I was studying p?getrs and found the mention of a distributed matrix. Physically this makes sense to me as I can imagine that the actual matrix will be split into various sub matrices. Each of these would then be solved in parallel on multiple processors. BUT there's some information missing or perhaps I missed it:(?)
1. Should the user provide the sub matrices to all processors or will mkl scalapack do this automatically? If the user should provide this, what is the format and on what basis the partitioning must be performed. Will it be okay to use a library like ParMETIS to do this? If not, then does that mean the code runs sequentially to start with and then broadcasts the sub matrices to respective processors?
2. Also, I expect some communication between processors when the sub matrices are solved in parallel. There is no mention of this either.
3. In the examples folder, I was unable to locate codes which give the actual calling sequence of sub routines for scalapack like for other solvers like FGMRES. Is this because this is rather trivial and needs just a factorization call followed by the call to the linear solver?

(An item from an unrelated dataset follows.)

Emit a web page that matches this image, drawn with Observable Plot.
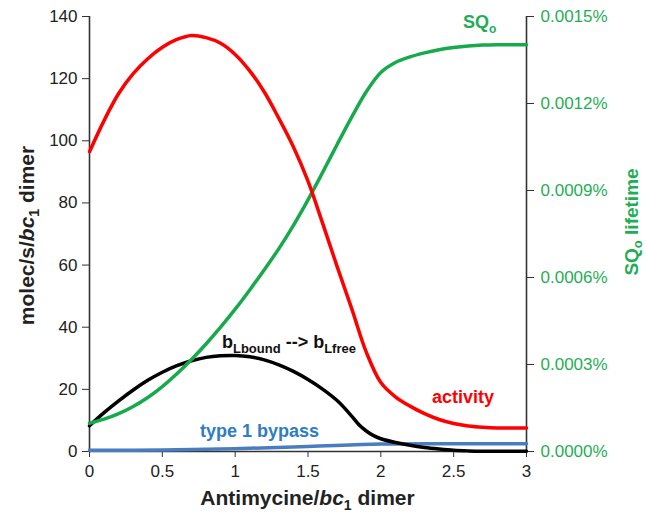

Hi Amar, thanks for your questions. Many of them would require quite a bit of writeup, so it occurred to me that this must have been written up somewhere. I have done some research for you on past questions/answers pertaining to this specific subject.
First things first, I noticed that there was a forum post a few years ago pertaining to the essentials of Scalapack
Second, on your question on the distributed matrices, I found some information here.
As far as how Intel MKL specifically handles the distributed matrices? I will defer to Ivan, our resident scalapack expert. I will ask him to take a look at your question and he will respond here ASAP. I hope this is enough to sink your teeth into until then.
The examples of calling sequence of ScaLAPACK subroutines p?getrf and p?getrs can be found in the tests folder: __release_lnx/mkl/tests/scalapack/source/LIN. Please take a look at pdludriver.f as an example for the for the double precision ScaLAPACK LU routines.
All communications in ScaLAPACK are done with the help of BLACS routines. The BLACS routines are used to support a linear algebra oriented message passing interface.
All the best